It’s been a while since I’ve done any sort of O&M, but I have always taken pride in my ability to troubleshoot difficult problems. I was having an issue with one of my Ubuntu VMs. Everything “appeared” to be fine, but in hindsight, I now realize they weren’t. After checking on everything I thought was the problem (CPU usage on the VM, network issues, and anything else I could think of), I was at a loss as to why I had continual PHP timeouts on an apache web-server (yes the one that hosts this blog). I decided, as a last ditch effort, that I would bring my entire infrastructure down and bring it back up cold. It was after I did this that I realized I had been looking in the wrong place for the cause.
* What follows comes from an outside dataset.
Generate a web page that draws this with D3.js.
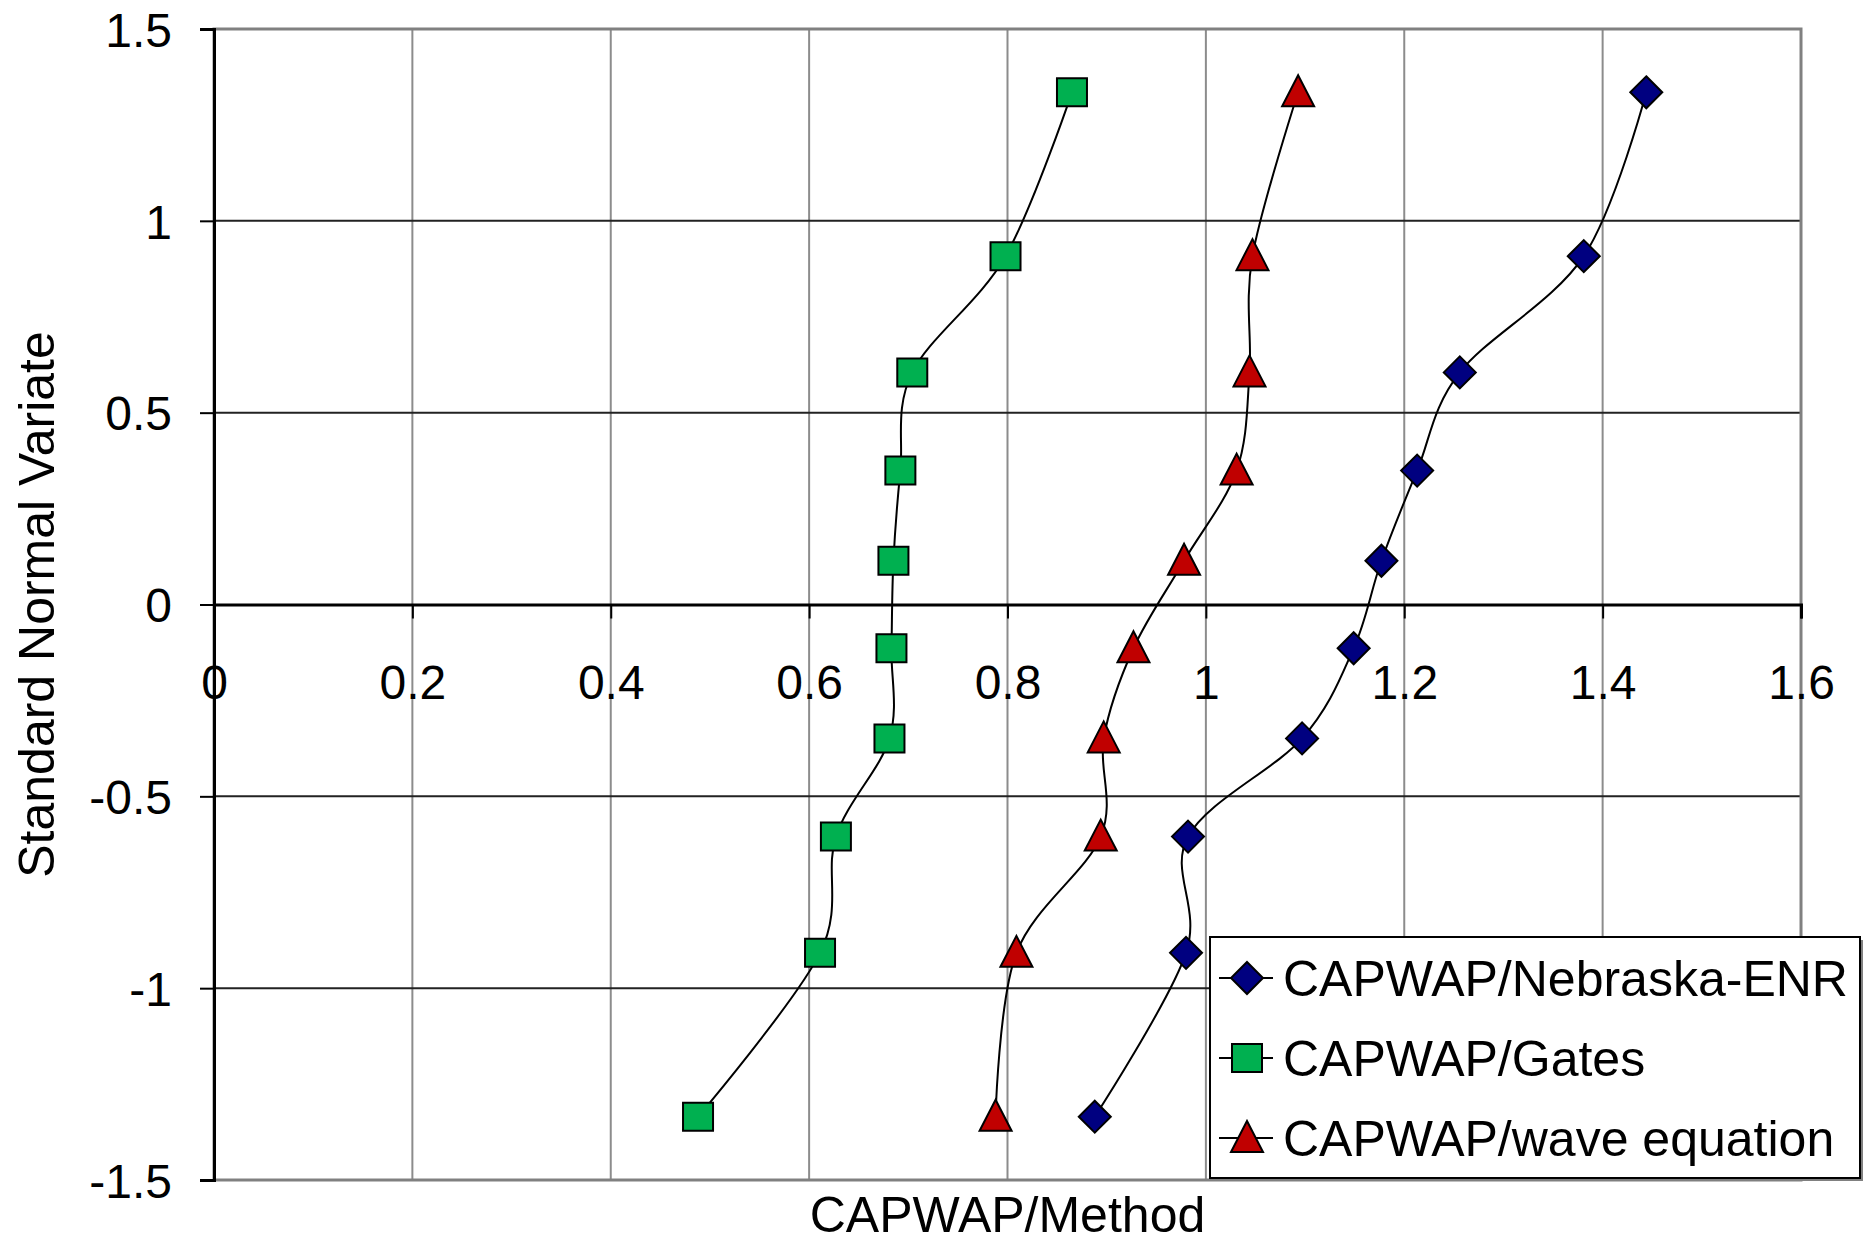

As you can see in the charts, my CPU, Memory and Disk utilization on my ESX server was not only high, but pretty erratic. If I had noticed this before the reboot I could of investigated the cause or at least used top to figure out what was chewing up the CPUs. Now I will never know what was causing the problem, unless of course it returns. If it does I will be better prepared to solve the issue, as I will be armed with all the information. The moral of this story is to keep the troubleshooting to it’s basic level before assuming the problem exists higher up. Approach the problem in a logical manner working from the bottom up. I hope you learn from my mistakes, as I know I sure have
Funny I had a similar story over the last week or so. Nice practice in keeping troubleshooting skills sharp.